Do not stand at my grave and weep:
I am not there; I do not sleep.
I am a thousand winds that blow,
I am the diamond glints on snow,
I am the sun on ripened grain,
I am the gentle autumn rain.
When you awaken in the morning’s hush
I am the swift uplifting rush
Of quiet birds in circling flight.
I am the soft starshine at night.
Do not stand at my grave and cry:
I am not there; I did not die.

I actually know the story, but I venture to guess most people do not. Did you want to share?
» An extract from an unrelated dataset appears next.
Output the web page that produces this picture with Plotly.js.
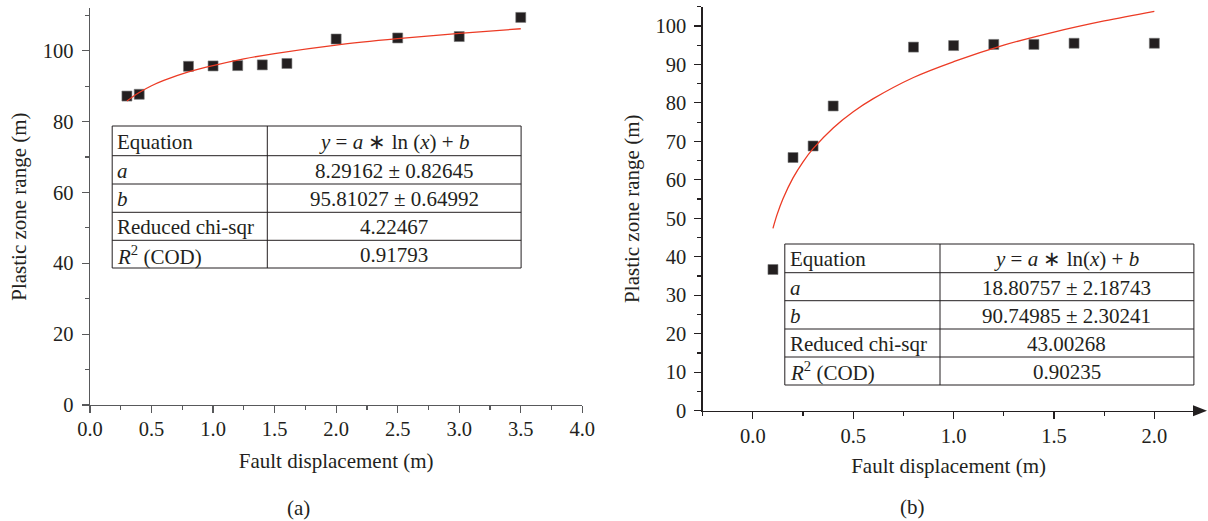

So, this work is by Mary Elizabeth Frye. Ever hear of her? No? She was a housewife from Baltimore, Maryland. Had no higher education, no writing credentials, and had never even tried writing poetry before. She grew up an orphan. So the story goes that she wrote the poem for a young girl who has escaped after the Holocaust but when she returned she found out that her mother had not made it and had died in Germany. The girl was devastated that she had no grave, nowhere to visit, nowhere to go to cry and say goodbye. So Frye, feeling this incredible compassion for this young girl, also now an orphan, wrote this poem for her. And here it is, this incredibly famous piece of work that is recited and published and shared as a means of consoling the bereaved. And all because a housewife had felt empathy and compassion for a young Jewish girl. The best part is, Frye never had it published. She never even got a copyright. She never made a cent from it.

Incredibly story never get tired of it. Again, that’s the power of words.